You all should avoid getting your panties in a wad on this issue.
One of the first issues to address is the geology of the coal in the tract. Arch will have to figure out how deep in the ground it is, the thickness of the coal, the number of mineable seams etc. Based on the surface geology, the coal is probably faulted, meaning that you might have a good seam at 50 ft for a ways and then the coal drops 30 ft so that it is now 80 ft below the surface. That change in elevation has to be addressed in the mine plan. It also affects the strip ratio which has a bunch of economics attached. It will probably take 1-2 years just to get the drilling and geology done.
There are numerous baseline studies for vegetation, soils, alluvial valley floors, hydrology, wetlands etc that have to be completed before MT DEQ will issue a mining permit. And that is just for the mine. The baseline surveys and permit will take at least 2 years to get into place.
The railroad will require a wetland delineation and permit. Best case, the wetland field work will take survey most of a year. Who knows how long it will take the ACOE to review and issue a permit. The railroad will also require a T&E survey which will take 2 years.
So mining or a railroad is realistically 5-7 years off. And that is without the involvement of the Powder River Resource Council.
Yes, IF the TRR is built it will haul coal from Wyoming. But this is more about economics than some conspiracy. BNSF operates common carrier railroads. It order to obtain the funding for this project it has to have a lot of traffic. It is not cost effective to build a 80 mile spur for a mine that will produce 8-10 million tons of coal per year.

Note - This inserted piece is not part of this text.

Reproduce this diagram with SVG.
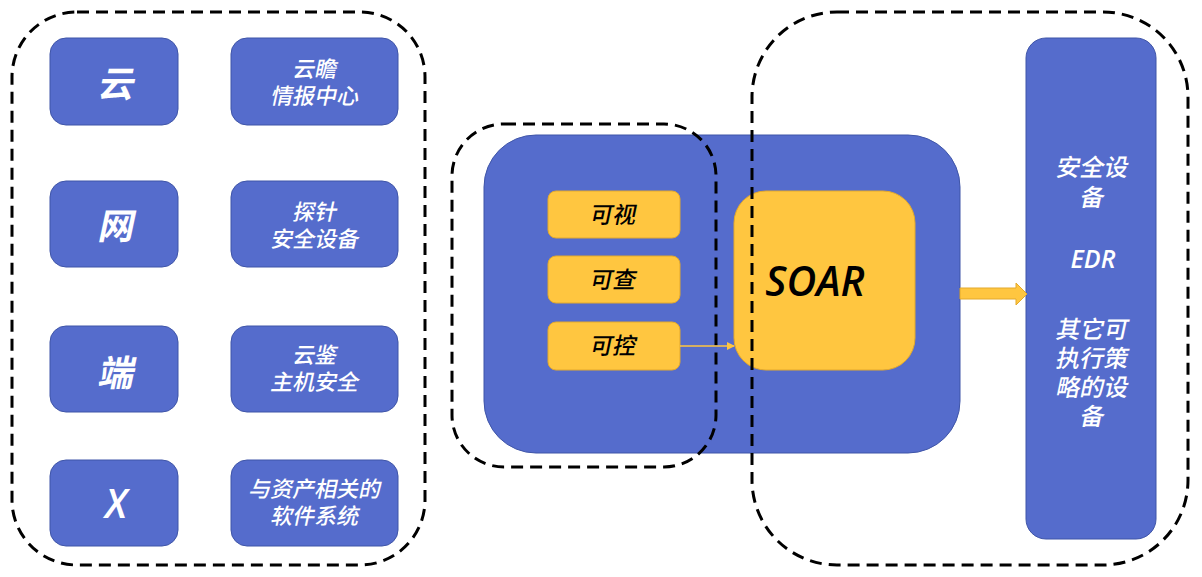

There are 4 things that should be done in the placement of the TRR:
1. Keep it out of the alluvial river valley as much as possible. BNSF wants a 1% grade, so it will need to be on flat ground, but there is no reason it has to run through the middle of cropland
2. The TRR corridor should be fenced.
3. They should install many box culverts that will minimally disrupt ranching operations.
4. They should build bridges for the landowners across the river.
Long story short, the land board to a step forward but there is a very long way to go before this project is operational.
Coal is 19th century technology and mighty expensive to obtain and use.
That is plain ignorance. Come to Gillette and look at a 21st century coal plant. It is the cheapest source of energy available.